*SET TASK*: From the very first line of the data to the line containing "ctx.save();", retype everything exactly, leaving the pictures behind.

*Rows from a dataset of charts and code*:
:::::

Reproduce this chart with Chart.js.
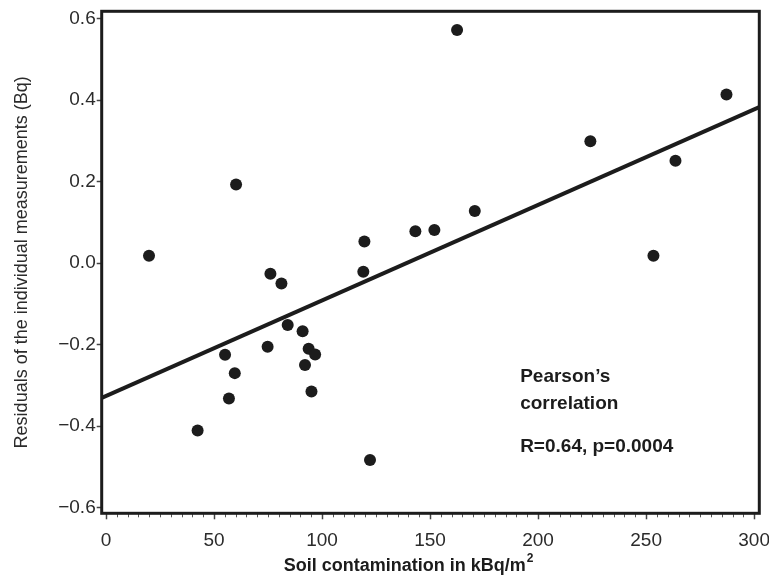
<!DOCTYPE html>
<html>
<head>
<meta charset="utf-8">
<title>Residuals vs soil contamination</title>
<script src="https://cdn.jsdelivr.net/npm/chart.js@4.4.1/dist/chart.umd.min.js"></script>
<style>
  html, body { margin: 0; padding: 0; background: #fff; }
</style>
</head>
<body>
<canvas id="chart" width="769" height="585"></canvas>
<script>
// Soil contamination (kBq/m2) and residuals of the individual measurements (Bq)
const soilKBq = [19.9, 42.4, 55.1, 56.9, 59.6, 60.2, 74.8, 76.1, 81.2, 84.1, 91.0, 92.1, 93.8,
                 95.1, 96.8, 119.1, 119.6, 122.2, 143.2, 152.0, 162.5, 170.7, 224.2, 253.4, 263.6, 287.2];
const residualBq = [0.018, -0.411, -0.225, -0.332, -0.270, 0.193, -0.205, -0.026, -0.050, -0.152, -0.167, -0.250, -0.210,
                    -0.315, -0.224, -0.021, 0.053, -0.483, 0.078, 0.081, 0.572, 0.128, 0.299, 0.018, 0.251, 0.414];

// regression line, end points at the frame edges
const fitX = [-2, 302.4];
const fitY = [-0.331, 0.383];

const xTicks = [0, 50, 100, 150, 200, 250, 300];
const yTicks = [-0.6, -0.4, -0.2, 0, 0.2, 0.4, 0.6];
const statLines = ['Pearson\u2019s', 'correlation', 'R=0.64, p=0.0004'];

const FONT = "'Liberation Sans', Arial, Helvetica, sans-serif";
const INK = '#1c1c1c';

// frame, minor ticks, x title and the correlation note
const decorations = {
    id: 'decorations',
    afterDraw(chart) {
        const { ctx, chartArea: a, scales: { x, y } } = chart;
        ctx.save();

        // minor ticks every 5 on the x axis
        ctx.strokeStyle = '#555';
        ctx.lineWidth = 1;
        for (let v = 5; v < 300; v += 5) {
            if (v % 50 === 0) continue;
            const px = Math.round(x.getPixelForValue(v)) + 0.5;
            ctx.beginPath();
            ctx.moveTo(px, a.bottom);
            ctx.lineTo(px, a.bottom + 4);
            ctx.stroke();
        }

        // box round the plot
        ctx.strokeStyle = INK;
        ctx.lineWidth = 3;
        ctx.strokeRect(a.left, a.top, a.right - a.left, a.bottom - a.top);

        // x axis title with superscript
        const main = 'Soil contamination in kBq/m';
        ctx.fillStyle = INK;
        ctx.textBaseline = 'middle';
        ctx.textAlign = 'left';
        ctx.font = 'bold 18px ' + FONT;
        const w1 = ctx.measureText(main).width;
        ctx.font = 'bold 12px ' + FONT;
        const w2 = ctx.measureText('2').width;
        const start = 408 - (w1 + w2) / 2;
        ctx.font = 'bold 18px ' + FONT;
        ctx.fillText(main, start, 566);
        ctx.font = 'bold 12px ' + FONT;
        ctx.fillText('2', start + w1 + 1, 559);

        // Pearson note
        ctx.font = 'bold 19px ' + FONT;
        const noteX = x.getPixelForValue(191.7);
        const noteY = [-0.279, -0.345, -0.451];
        statLines.forEach((t, i) => ctx.fillText(t, noteX, y.getPixelForValue(noteY[i])));

        ctx.restore();
    }
};

const tickFont = { family: FONT, size: 19 };

new Chart(document.getElementById('chart').getContext('2d'), {
    type: 'scatter',
    data: {
        datasets: [
            {
                label: 'Measurements',
                data: soilKBq.map((v, i) => ({ x: v, y: residualBq[i] })),
                backgroundColor: INK,
                borderColor: INK,
                pointRadius: 6,
                pointHoverRadius: 6,
                borderWidth: 0
            },
            {
                type: 'line',
                label: 'Fit',
                data: fitX.map((v, i) => ({ x: v, y: fitY[i] })),
                borderColor: INK,
                borderWidth: 4,
                pointRadius: 0,
                fill: false
            }
        ]
    },
    options: {
        responsive: false,
        devicePixelRatio: 1,
        animation: false,
        layout: { padding: { left: 0, right: 9.7, top: 11.3, bottom: 0 } },
        plugins: {
            legend: { display: false },
            tooltip: { enabled: false }
        },
        scales: {
            x: {
                type: 'linear',
                min: -2,
                max: 302.4,
                afterBuildTicks: s => { s.ticks = xTicks.map(v => ({ value: v })); },
                afterFit: s => { s.height = 585 - 513.3; s.paddingLeft = 0; s.paddingRight = 0; },
                grid: { drawOnChartArea: false, drawTicks: true, tickLength: 6, tickWidth: 1.5, tickColor: '#444' },
                border: { display: false },
                ticks: { font: tickFont, color: '#2b2b2b', padding: 10, maxRotation: 0, autoSkip: false,
                         callback: v => String(v) }
            },
            y: {
                type: 'linear',
                min: -0.614,
                max: 0.618,
                afterBuildTicks: s => { s.ticks = yTicks.map(v => ({ value: v })); },
                afterFit: s => { s.width = 101.7; s.paddingTop = 0; s.paddingBottom = 0; },
                grid: { drawOnChartArea: false, drawTicks: true, tickLength: 5, tickWidth: 1.5, tickColor: '#444' },
                border: { display: false },
                ticks: { font: tickFont, color: '#2b2b2b', padding: 1,
                         callback: v => v.toFixed(1).replace('-', '\u2212') },
                title: {
                    display: true,
                    text: 'Residuals of the individual measurements (Bq)',
                    font: { family: FONT, size: 18 },
                    color: '#2b2b2b',
                    padding: { top: 11, bottom: 0 }
                }
            }
        }
    },
    plugins: [decorations]
});
</script>
</body>
</html>
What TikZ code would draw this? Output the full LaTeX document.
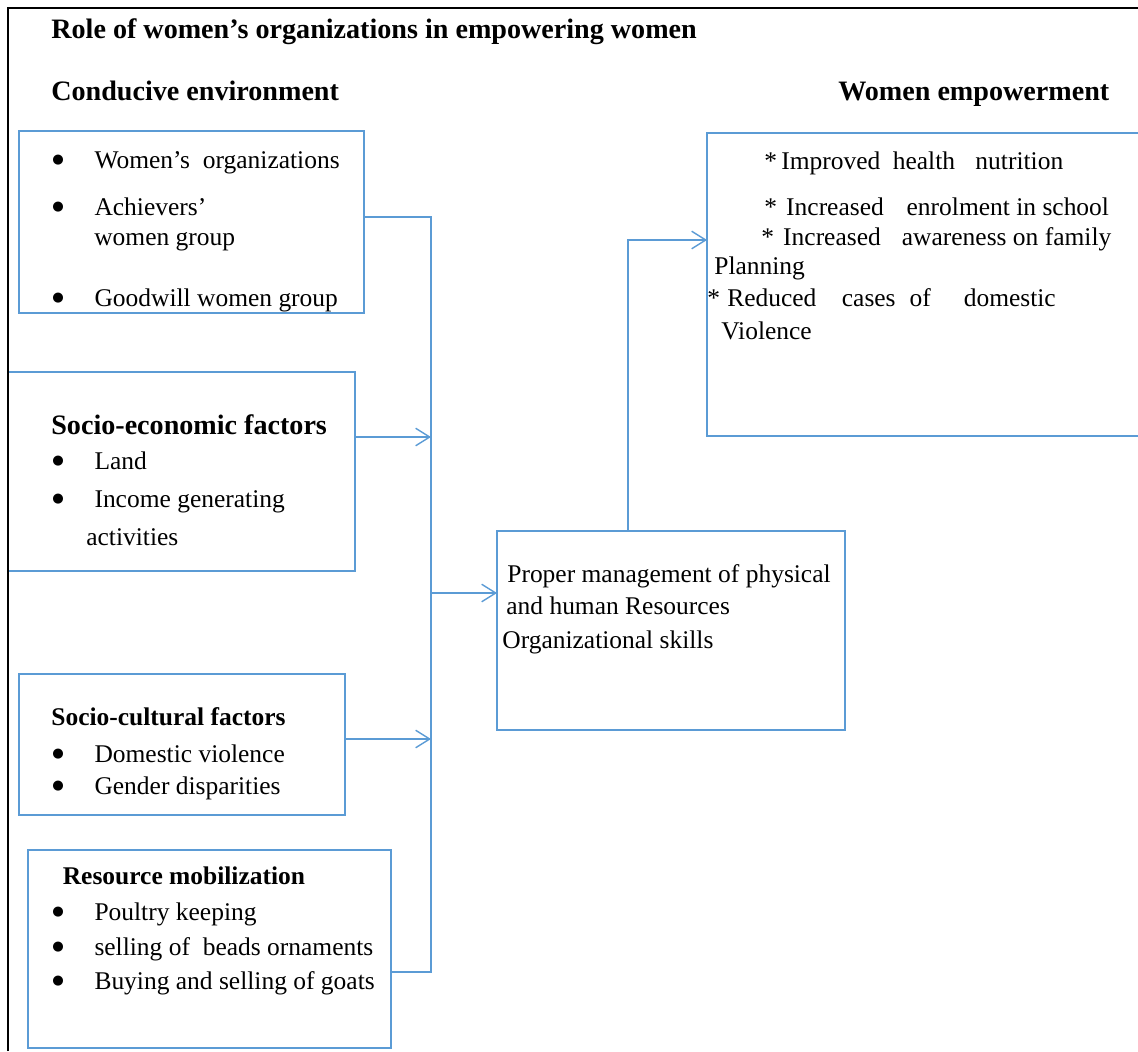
\documentclass[tikz,border=0pt]{standalone}
\usepackage{fontspec}
\setmainfont{Liberation Serif}
\newfontfamily\dejavu{DejaVu Sans}
\usetikzlibrary{arrows.meta}
\definecolor{boxblue}{HTML}{5B9BD5}
\newcommand{\bul}{\makebox[24pt][l]{\raisebox{2.4pt}{\dejavu\fontsize{7.5}{8}\selectfont ●}}}

\begin{document}
\begin{tikzpicture}[x=0.02cm, y=-0.02cm]
\tikzset{every node/.style={font=\fontsize{14.5}{17}\selectfont}}
\tikzset{box/.style={draw=boxblue, line width=0.8pt, inner sep=0pt, outer sep=0pt}}
\tikzset{txt/.style={anchor=mid west, inner sep=0pt, yshift=-2.3pt}}
\tikzset{head/.style={txt, font=\fontsize{16}{19}\selectfont\bfseries}}
\tikzset{subhead/.style={txt, font=\fontsize{14.5}{17}\selectfont\bfseries}}
\tikzset{link/.style={draw=boxblue, line width=0.8pt}}
\tikzset{arr/.style={link, -{Straight Barb[length=8pt, width=10pt]}}}

\useasboundingbox (0,0) rectangle (1138,1051);

% Boxes
\node[box, minimum width=6.90cm, minimum height=3.64cm] at (191.5, 222) (B1) {};
\node[box, minimum width=6.94cm, minimum height=3.98cm] at (181.5, 471.5) (B2) {};
\node[box, minimum width=6.52cm, minimum height=2.82cm] at (182, 744.5) (B3) {};
\node[box, minimum width=7.26cm, minimum height=3.96cm] at (209.5, 949) (B4) {};
\node[box, minimum width=6.96cm, minimum height=3.98cm] at (671, 630.5) (B5) {};
\node[box, minimum width=8.66cm, minimum height=6.06cm] at (923.5, 284.5) (B6) {};

% Frame
\draw[line width=1.5pt] (8,1051) -- (8,8) -- (1138,8);

% Headings
\node[head] at (51, 30) (Title) {Role of women's organizations in empowering women};
\node[head] at (51, 92.5) (Conducive) {Conducive environment};
\node[head] at (838, 92.5) (Empower) {Women empowerment};

% Nodes for conducive environment
\node[txt] at (52, 160) (WO) {\bul Women's~~organizations};
\node[txt] at (52, 207) (AWa) {\bul Achievers'};
\node[txt] at (94, 237) (AWb) {women group};
\node[txt] at (52, 298) (GW) {\bul Goodwill women group};

% Nodes for socio-economic factors
\node[head] at (51, 426.5) (SEF) {Socio-economic factors};
\node[txt] at (52, 461) (Land) {\bul Land};
\node[txt] at (52, 499) (IGa) {\bul Income generating};
\node[txt] at (86, 537) (IGb) {activities};

% Nodes for socio-cultural factors
\node[subhead] at (51, 717) (SCF) {Socio-cultural factors};
\node[txt] at (52, 754) (DV) {\bul Domestic violence};
\node[txt] at (52, 786) (GD) {\bul Gender disparities};

% Nodes for resource mobilization
\node[subhead] at (62.5, 876) (RM) {Resource mobilization};
\node[txt] at (52, 912) (PK) {\bul Poultry keeping};
\node[txt] at (52, 947) (SB) {\bul selling of~~beads ornaments};
\node[txt] at (52, 981) (BS) {\bul Buying and selling of goats};

% Nodes for management
\node[txt] at (507, 574) (PMa) {Proper management of physical};
\node[txt] at (506, 606) (PMb) {and human Resources};
\node[txt] at (502, 640) (OS) {Organizational skills};

% Nodes for empowerment
\node[txt] at (764, 161) (IH) {*\hspace{2.4pt}Improved\hspace{7.1pt}health\hspace{11.6pt}nutrition};
\node[txt] at (764, 207) (IE) {*\hspace{5.2pt}Increased\hspace{13pt}enrolment in school};
\node[txt] at (761, 237) (IA) {*\hspace{5.2pt}Increased\hspace{12pt}awareness on family};
\node[txt] at (714, 266) (PL) {Planning};
\node[txt] at (707, 298) (RC) {*\hspace{4.1pt}Reduced\hspace{14.5pt}cases\hspace{8pt}of\hspace{18.7pt}domestic};
\node[txt] at (721, 331) (VI) {Violence};

% Lines into the trunk
\coordinate (J1) at (431, 217);
\coordinate (J2) at (431, 437);
\coordinate (J3) at (431, 739);
\coordinate (J4) at (431, 972);
\coordinate (J5) at (431, 593);
\coordinate (K1) at (628, 240);

\draw[link] (B1.east |- J1) -- (J1) -- (J4) -- (B4.east |- J4);
\draw[arr] (B2.east |- J2) -- (J2);
\draw[arr] (B3.east |- J3) -- (J3);

% Lines out of the trunk
\draw[arr] (J5) -- (B5.west |- J5);
\draw[arr] (B5.north -| K1) -- (K1) -- (B6.west |- K1);
\end{tikzpicture}
\end{document}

:::::

*EXPECTED ANSWER*:
Reproduce this chart with Chart.js.
<!DOCTYPE html>
<html>
<head>
<meta charset="utf-8">
<title>Residuals vs soil contamination</title>
<script src="https://cdn.jsdelivr.net/npm/chart.js@4.4.1/dist/chart.umd.min.js"></script>
<style>
  html, body { margin: 0; padding: 0; background: #fff; }
</style>
</head>
<body>
<canvas id="chart" width="769" height="585"></canvas>
<script>
// Soil contamination (kBq/m2) and residuals of the individual measurements (Bq)
const soilKBq = [19.9, 42.4, 55.1, 56.9, 59.6, 60.2, 74.8, 76.1, 81.2, 84.1, 91.0, 92.1, 93.8,
                 95.1, 96.8, 119.1, 119.6, 122.2, 143.2, 152.0, 162.5, 170.7, 224.2, 253.4, 263.6, 287.2];
const residualBq = [0.018, -0.411, -0.225, -0.332, -0.270, 0.193, -0.205, -0.026, -0.050, -0.152, -0.167, -0.250, -0.210,
                    -0.315, -0.224, -0.021, 0.053, -0.483, 0.078, 0.081, 0.572, 0.128, 0.299, 0.018, 0.251, 0.414];

// regression line, end points at the frame edges
const fitX = [-2, 302.4];
const fitY = [-0.331, 0.383];

const xTicks = [0, 50, 100, 150, 200, 250, 300];
const yTicks = [-0.6, -0.4, -0.2, 0, 0.2, 0.4, 0.6];
const statLines = ['Pearson\u2019s', 'correlation', 'R=0.64, p=0.0004'];

const FONT = "'Liberation Sans', Arial, Helvetica, sans-serif";
const INK = '#1c1c1c';

// frame, minor ticks, x title and the correlation note
const decorations = {
    id: 'decorations',
    afterDraw(chart) {
        const { ctx, chartArea: a, scales: { x, y } } = chart;
        ctx.save();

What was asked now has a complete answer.